Down East 2013 ©
As I write this, Charlie is in the den, lying on the couch, with his knee propped up, remote in hand, moaning. He’s in pain, but keeps “forgetting” to take his ibuprofen, so I have to remind him every four hours. I’m trying to muster up a little sympathy, but it’s hard, considering the circumstances.
Open water fishing season started early this year, so Charlie and the boys, Bud, Smitty, Pat, Tommy and Junior (a.k.a. the Husbands of the Women Who Run With the Moose) went up to the old fishing camp that’s been in Smitty’s family for generations. I can’t tell you where it is, because the boys took a “blood oath” never to reveal it’s location, even (or especially) to their wives. So, you get the mentality we’re dealing with here. Goes without saying, there’s no cell phone coverage. Who knows if that’s really true, but that’s their story, and they’re sticking to it.
The boys left late Friday and returned yesterday afternoon: no fish, only injuries. Charlie’s back was all screwed up, Tommy had cut his hand, Bud broke his ankle and Junior’s truck is missing part of it’s muffler. Other than that, they had a great time!

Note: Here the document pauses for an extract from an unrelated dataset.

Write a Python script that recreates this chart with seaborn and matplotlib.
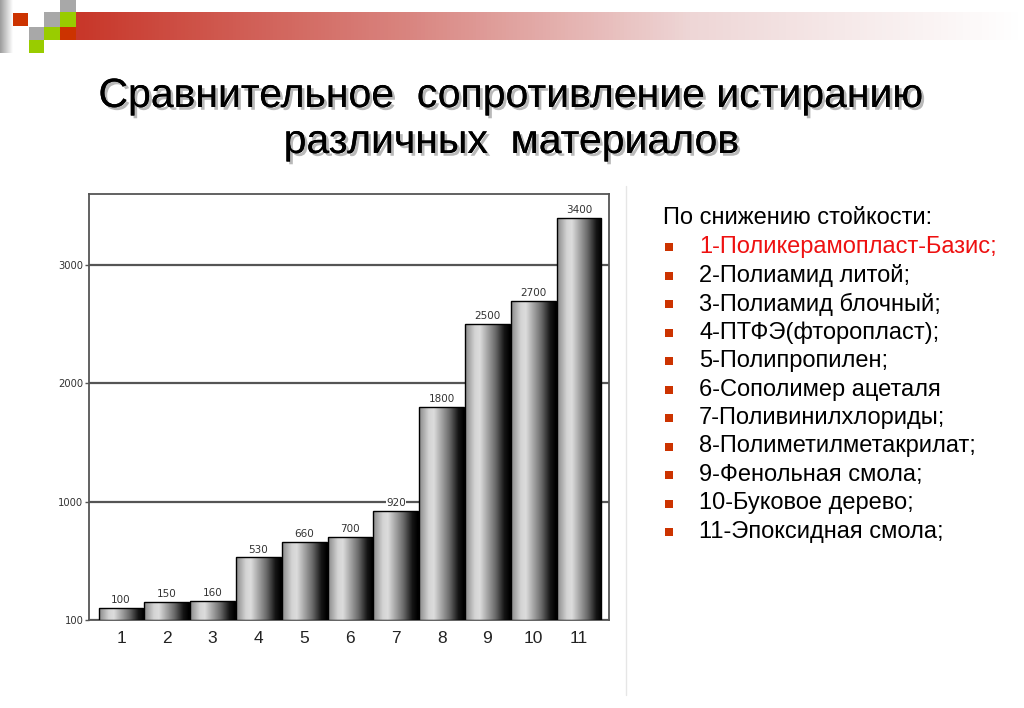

Us girls are trying to piece together the story, but it’s sketchy. That’s because when the boys get together for this sort of outing, they get what we call “duffer brain,” for lack of anything better. You know how bees and ants are of one mind, all linked together so they can get things done? Well, the boys get like that, too. I’m guessing testosterone’s got something to do with it. That and Pabst Blue Ribbon. They’re linked together, alright, but their decision making leaves a little something to be desired.
“Charlie,” I says, “you’re home early. You have a good time?”
“It was different.”
Then I notice he’s walking funny. “Is your back out?”
“Yeah, I pulled it carrying Bud to the truck.”
“Oh my God, is he all right?”
“A broken ankle is all.”
“Oh, he got up to take a leak in the night, and fell off the porch.”
“Yikes! Didn’t he bring a flashlight out with him?”
“Batteries burned out.”
“I thought you brought extra batteries with you.”
“Too muddy to get the truck up the road. Bottomed out half way up. We got it unstuck, but the muffler broke off. Decided to leave the truck there and haul in the supplies by foot. It was about two miles, so we only brought the essentials.”
“Batteries seem pretty essential to me.”
“Smitty thought he had some up to camp. Anyways, we had to haul in the cooler and the fishing stuff. Could only carry so much.”
“So,” I says, joking around, “you took the beer and left behind the water and the first aid kit, right?” There was a pregnant pause. “You left behind the water and the first aid kit?”
“I told you, we could only carry so much. Had to make some hard decisions.”
And it went downhill from there. Tommy sliced his hand the first morning trying to cut a tangled fishing line. They sterilized it with some whiskey and cut up a tee-shirt to use as a bandage. Charlie seemed proud of this ingenuity. “Sweetheart,” I says, “you don’t get bonus points for solving a problem that arises from sheer stupidity.”
“It wasn’t that big a cut. Just ten stitches.”
“When we brought Bud to the emergency room, they sewed up Tommy’s hand. No big deal. It was starting to get infected, so they give him some antibiotics. And a tetanus shot.”
Charlie said while Bud was getting an x-ray, he and the boys started talking how they’re getting older and might need to make some changes in how they do things. Then duffer brain kicked in with a great idea. “Let’s open up the group to a new member. How about a hot-looking nurse who likes to cook, hunt, fish and ski-do?!”
In your dreams, boys! Oh, it’s time for Charlie’s ibuprofen. Gotta go.
That’s if for now. Catch you on the flip side!